**WHAT YOU WILL DO:** Exactly as written, write out the lines below from the first to the one containing "from matplotlib.ticker import", inclusive. Pictures do not belong in the copy.

[Start RECORDED INFORMATION]

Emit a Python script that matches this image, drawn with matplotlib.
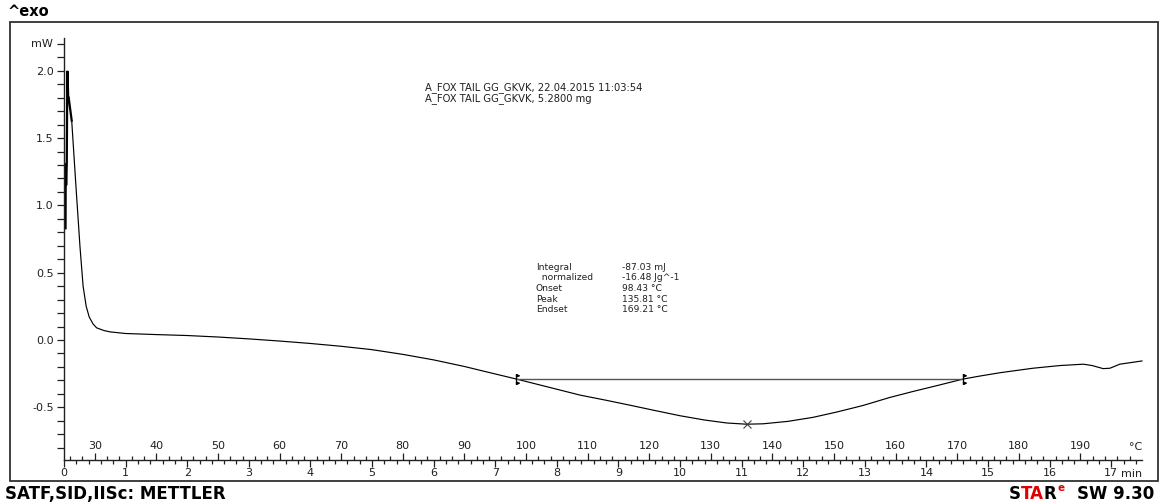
import matplotlib
matplotlib.use("Agg")
import matplotlib.pyplot as plt
from matplotlib.patches import Rectangle
from matplotlib.path import Path
from matplotlib.transforms import ScaledTranslation
from matplotlib.ticker import MultipleLocator, FixedLocator, FuncFormatter

# ---- measured DSC trace: time (min) vs heat flow (mW) ----
time_min = [0.025, 0.028, 0.035, 0.045, 0.054, 0.06, 0.068, 0.076, 0.125, 0.2, 0.26,
            0.31, 0.36, 0.41, 0.47, 0.53, 0.65, 0.75, 1.0, 1.5, 2.0, 2.5, 3.0,
            3.5, 4.0, 4.5, 5.0, 5.5, 6.0, 6.5, 6.75, 7.34, 7.8, 8.38, 8.8,
            9.19, 9.6, 10.0, 10.4, 10.76, 11.08, 11.35, 11.75, 12.16, 12.55,
            12.97, 13.4, 13.78, 14.2, 14.6, 14.87, 15.2, 15.73, 16.17, 16.55,
            16.69, 16.87, 16.98, 17.14, 17.5]
heat_flow_mw = [0.83, 1.31, 1.15, 1.31, 2.0, 1.95, 1.8, 1.8, 1.63, 1.1, 0.69,
                0.40, 0.25, 0.17, 0.12, 0.09, 0.07, 0.06, 0.048, 0.04, 0.033, 0.022, 0.008,
                -0.008, -0.026, -0.047, -0.072, -0.107, -0.148, -0.197, -0.225, -0.29, -0.343, -0.41, -0.448,
                -0.485, -0.525, -0.563, -0.595, -0.617, -0.626, -0.623, -0.605, -0.575, -0.535,
                -0.487, -0.428, -0.383, -0.336, -0.29, -0.268, -0.243, -0.21, -0.19, -0.18,
                -0.19, -0.213, -0.21, -0.18, -0.156]

# evaluation results
onset_t, endset_t = 7.34, 14.6      # integration limits (min)
baseline_mw = -0.29
peak_t, peak_mw = 11.08, -0.626

header_lines = ["A_FOX TAIL GG_GKVK, 22.04.2015 11:03:54",
                "A_FOX TAIL GG_GKVK, 5.2800 mg"]
result_names = ["Integral", "  normalized", "Onset", "Peak", "Endset"]
result_values = ["-87.03 mJ", "-16.48 Jg^-1", "98.43 \u00b0C", "135.81 \u00b0C", "169.21 \u00b0C"]

start_temp_c, rate_c_per_min = 25.0, 10.0
temp_ticks = list(range(30, 200, 10))

W, H = 1161, 504
fig = plt.figure(figsize=(W / 100, H / 100), dpi=100)
fig.patch.set_facecolor("white")
INK = "#202020"
FS_TICK = 8.0

# outer frame
fig.add_artist(Rectangle((10 / W, 1 - 481 / H), 1148 / W, 459 / H,
                         transform=fig.transFigure, fill=False,
                         edgecolor="#303030", linewidth=1.3))

ax = fig.add_axes([64 / W, 1 - 460 / H, (1142 - 64) / W, (460 - 38) / H])
ax.set_xlim(0, 17.5)
ax.set_ylim(-0.892, 2.244)
ax.patch.set_alpha(0)
for s in ("top", "right"):
    ax.spines[s].set_visible(False)
for s in ("left", "bottom"):
    ax.spines[s].set_color(INK)
    ax.spines[s].set_linewidth(1.0)

# y axis: heat flow
ax.yaxis.set_major_locator(FixedLocator([-0.5, 0.0, 0.5, 1.0, 1.5, 2.0]))
ax.yaxis.set_minor_locator(MultipleLocator(0.1))
ax.yaxis.set_major_formatter(FuncFormatter(lambda v, p: f"{v:.1f}"))
ax.tick_params(axis="y", which="both", direction="out", length=5, width=0.9,
               color=INK, pad=2.5, labelsize=FS_TICK, labelcolor=INK)
ax.text(-0.12, 2.2, "mW", ha="right", va="center", color=INK,
        family="DejaVu Sans", size=FS_TICK,
        transform=ax.transData + ScaledTranslation(-3 / 72, 0, fig.dpi_scale_trans))

# x axis: time (ticks downward)
ax.xaxis.set_major_locator(MultipleLocator(1))
ax.xaxis.set_minor_locator(FixedLocator([i * 0.2 for i in range(1, 88) if i % 5]))
ax.xaxis.set_major_formatter(FuncFormatter(lambda v, p: f"{v:.0f}"))
ax.tick_params(axis="x", which="major", direction="out", length=5, width=0.9,
               color=INK, pad=1.0, labelsize=FS_TICK, labelcolor=INK)
ax.tick_params(axis="x", which="minor", direction="out", length=3, width=0.9,
               color=INK)
ax.text(17.16, -0.892, "min", ha="left", va="top", color=INK,
        family="DejaVu Sans", size=FS_TICK,
        transform=ax.transData + ScaledTranslation(0, -6.6 / 72, fig.dpi_scale_trans))

# temperature axis on the same line (ticks upward, labels above)
tax = ax.secondary_xaxis("bottom",
                         functions=(lambda t: start_temp_c + rate_c_per_min * t,
                                    lambda T: (T - start_temp_c) / rate_c_per_min))
tax.spines["bottom"].set_visible(False)
tax.xaxis.set_major_locator(FixedLocator(temp_ticks))
tax.xaxis.set_minor_locator(FixedLocator([T for T in range(26, 200, 2) if T % 10]))
tax.xaxis.set_major_formatter(FuncFormatter(lambda v, p: f"{v:.0f}"))
tax.tick_params(axis="x", which="major", direction="in", length=5, width=0.9,
                color=INK, pad=-13.5, labelsize=FS_TICK, labelcolor=INK)
tax.tick_params(axis="x", which="minor", direction="in", length=3, width=0.9,
                color=INK)
ax.text(17.39, -0.892, "\u00b0C", ha="center", va="bottom", color=INK,
        family="DejaVu Sans", size=FS_TICK,
        transform=ax.transData + ScaledTranslation(0, 5.5 / 72, fig.dpi_scale_trans))

# the trace
ax.plot(time_min[:9], heat_flow_mw[:9], color="black", lw=1.6, solid_joinstyle="miter", clip_on=False)
ax.plot(time_min[8:], heat_flow_mw[8:], color="black", lw=0.85, clip_on=False)

# integration baseline and limit markers
ax.plot([onset_t, endset_t], [baseline_mw, baseline_mw], color="#555555", lw=1.0)
limit_marker = Path(
    [(0, -1), (0, 1), (0, 0.5), (0.55, 0.7), (0, 0.95), (0, 0.5),
     (0, -0.5), (0.55, -0.7), (0, -0.95), (0, -0.5)],
    [Path.MOVETO, Path.LINETO, Path.MOVETO, Path.LINETO, Path.LINETO, Path.CLOSEPOLY,
     Path.MOVETO, Path.LINETO, Path.LINETO, Path.CLOSEPOLY])
ax.plot([onset_t, endset_t], [baseline_mw, baseline_mw], linestyle="none",
        marker=limit_marker, markersize=7.5, color="black", markerfacecolor="black", mew=0.9)
ax.plot([peak_t], [peak_mw], marker="x", markersize=6, color="#404040", mew=0.8, linestyle="none")

# sample header
for i, line in enumerate(header_lines):
    fig.text(425 / W, 1 - (87.2 + i * 11.6) / H, line, ha="left", va="center",
             family="DejaVu Sans", size=7.2, color=INK)
# evaluation results block
for i, (n, v) in enumerate(zip(result_names, result_values)):
    y = 1 - (267 + i * 10.7) / H
    fig.text(536 / W, y, n, ha="left", va="center", family="DejaVu Sans", size=6.6, color=INK)
    fig.text(622 / W, y, v, ha="left", va="center", family="DejaVu Sans", size=6.6, color=INK)

fig.text(8 / W, 1 - 11 / H, "^exo", ha="left", va="center", family="DejaVu Sans",
         weight="bold", size=10.5, color="black")
fig.text(5 / W, 1 - 494 / H, "SATF,SID,IISc: METTLER", ha="left", va="center",
         family="DejaVu Sans", weight="bold", size=12, color="black")

# software tag
tag = dict(family="DejaVu Sans", weight="bold", size=12, va="center")
yb = 1 - 494 / H
r = fig.canvas.get_renderer()
ver = fig.text(1154 / W, yb, "SW 9.30", ha="right", color="black", **tag)
x = ver.get_window_extent(r).x0 / W - 12 / W
sup = fig.text(x, yb + 6 / H, "e", ha="right", color="#e00000",
               family="DejaVu Sans", weight="bold", size=7.5, va="center")
x = sup.get_window_extent(r).x0 / W - 1 / W
for s, c in [("R", "black"), ("TA", "#e00000"), ("S", "black")]:
    t = fig.text(x, yb, s, ha="right", color=c, **tag)
    x = t.get_window_extent(r).x0 / W

fig.savefig("out.png", dpi=100, facecolor="white")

[End RECORDED INFORMATION]

**COMPLETED EXERCISE:**
Emit a Python script that matches this image, drawn with matplotlib.
import matplotlib
matplotlib.use("Agg")
import matplotlib.pyplot as plt
from matplotlib.patches import Rectangle
from matplotlib.path import Path
from matplotlib.transforms import ScaledTranslation
from matplotlib.ticker import MultipleLocator, FixedLocator, FuncFormatter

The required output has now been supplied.